— BEGIN Record extracts —
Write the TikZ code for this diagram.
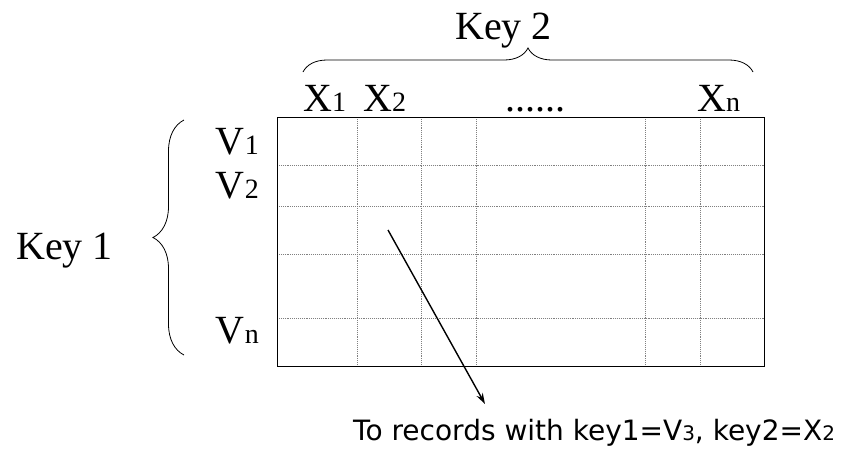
\documentclass[tikz,border=0pt]{standalone}
\usepackage{fontspec}
\setmainfont{Liberation Serif}
\newfontfamily\sansf{DejaVu Sans}
\usetikzlibrary{decorations.pathreplacing,arrows.meta}
\newcommand{\bigt}{\fontsize{40}{44}\selectfont}
\newcommand{\smt}[1]{{\fontsize{28}{30}\selectfont #1}}
\newcommand{\ssub}[1]{{\fontsize{20}{22}\selectfont #1}}
\tikzset{
  lbl/.style={inner sep=0pt, font=\bigt},
  gridline/.style={gray, densely dotted, line width=0.9pt},
  bracestyle/.style={decorate, line width=0.8pt},
  conn/.style={line width=1.4pt, -{Stealth[length=11pt,width=7pt]}}
}
\begin{document}
\begin{tikzpicture}[x=1pt,y=-1pt]
\useasboundingbox (0,0) rectangle (841,451);
% grid
\foreach \x in {357,421,476,645,700} \draw[gridline] (\x,117) -- (\x,366);
\foreach \y in {165,206,254,318} \draw[gridline] (277,\y) -- (764,\y);
\node[draw=black, line width=1.3pt, inner sep=0pt, minimum width=487pt, minimum height=249pt, anchor=north west] (grid) at (277,117) {};
% labels
\node[lbl, anchor=base west] (key2) at (455,39) {Key 2};
\node[lbl, anchor=base west] (key1) at (16,259) {Key 1};
\node[lbl, anchor=base west] (x1) at (303,111) {X\smt{1}};
\node[lbl, anchor=base west] (x2) at (363,111) {X\smt{2}};
\node[lbl, anchor=base west] (dots) at (505,111) {......};
\node[lbl, anchor=base west] (xn) at (697,111) {X\smt{n}};
\node[lbl, anchor=base east] (v1) at (259,154) {V\smt{1}};
\node[lbl, anchor=base east] (v2) at (259,198) {V\smt{2}};
\node[lbl, anchor=base east] (vn) at (259,343) {V\smt{n}};
% braces
\coordinate (b2l) at (303,72);
\coordinate (b2r) at (753,72);
\draw[bracestyle, decoration={brace, amplitude=24pt}] (b2l) -- (b2r);
\coordinate (b1t) at (184,120);
\coordinate (b1b) at (184,355);
\draw[bracestyle, decoration={brace, amplitude=31pt}] (b1b) -- (b1t);
% arrow and note
\coordinate (arrS) at (388,230);
\coordinate (arrE) at (485,404);
\draw[conn] (arrS) -- (arrE);
\node[inner sep=0pt, anchor=base west, font=\sansf\fontsize{28}{30}\selectfont] (note) at (353,440) {To records with key1=V\ssub{3}, key2=X\ssub{2}};
\end{tikzpicture}
\end{document}
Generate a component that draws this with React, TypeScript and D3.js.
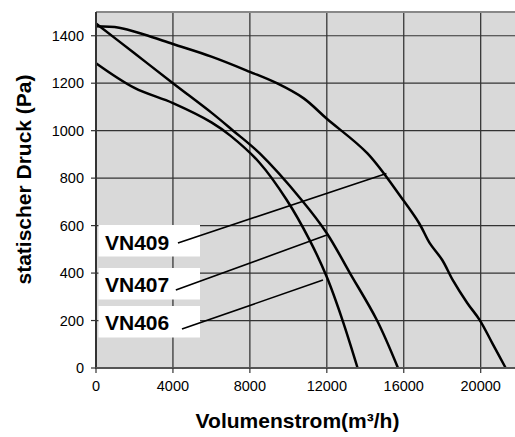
— END Record extracts —
- Written request
Reproduce the whole listing word for word, setting aside any pictures.

- Task result
Write the TikZ code for this diagram.
\documentclass[tikz,border=0pt]{standalone}
\usepackage{fontspec}
\setmainfont{Liberation Serif}
\newfontfamily\sansf{DejaVu Sans}
\usetikzlibrary{decorations.pathreplacing,arrows.meta}
\newcommand{\bigt}{\fontsize{40}{44}\selectfont}
\newcommand{\smt}[1]{{\fontsize{28}{30}\selectfont #1}}
\newcommand{\ssub}[1]{{\fontsize{20}{22}\selectfont #1}}
\tikzset{
  lbl/.style={inner sep=0pt, font=\bigt},
  gridline/.style={gray, densely dotted, line width=0.9pt},
  bracestyle/.style={decorate, line width=0.8pt},
  conn/.style={line width=1.4pt, -{Stealth[length=11pt,width=7pt]}}
}
\begin{document}
\begin{tikzpicture}[x=1pt,y=-1pt]
\useasboundingbox (0,0) rectangle (841,451);
% grid
\foreach \x in {357,421,476,645,700} \draw[gridline] (\x,117) -- (\x,366);
\foreach \y in {165,206,254,318} \draw[gridline] (277,\y) -- (764,\y);
\node[draw=black, line width=1.3pt, inner sep=0pt, minimum width=487pt, minimum height=249pt, anchor=north west] (grid) at (277,117) {};
% labels
\node[lbl, anchor=base west] (key2) at (455,39) {Key 2};
\node[lbl, anchor=base west] (key1) at (16,259) {Key 1};
\node[lbl, anchor=base west] (x1) at (303,111) {X\smt{1}};
\node[lbl, anchor=base west] (x2) at (363,111) {X\smt{2}};
\node[lbl, anchor=base west] (dots) at (505,111) {......};
\node[lbl, anchor=base west] (xn) at (697,111) {X\smt{n}};
\node[lbl, anchor=base east] (v1) at (259,154) {V\smt{1}};
\node[lbl, anchor=base east] (v2) at (259,198) {V\smt{2}};
\node[lbl, anchor=base east] (vn) at (259,343) {V\smt{n}};
% braces
\coordinate (b2l) at (303,72);
\coordinate (b2r) at (753,72);
\draw[bracestyle, decoration={brace, amplitude=24pt}] (b2l) -- (b2r);
\coordinate (b1t) at (184,120);
\coordinate (b1b) at (184,355);
\draw[bracestyle, decoration={brace, amplitude=31pt}] (b1b) -- (b1t);
% arrow and note
\coordinate (arrS) at (388,230);
\coordinate (arrE) at (485,404);
\draw[conn] (arrS) -- (arrE);
\node[inner sep=0pt, anchor=base west, font=\sansf\fontsize{28}{30}\selectfont] (note) at (353,440) {To records with key1=V\ssub{3}, key2=X\ssub{2}};
\end{tikzpicture}
\end{document}
Generate a component that draws this with React, TypeScript and D3.js.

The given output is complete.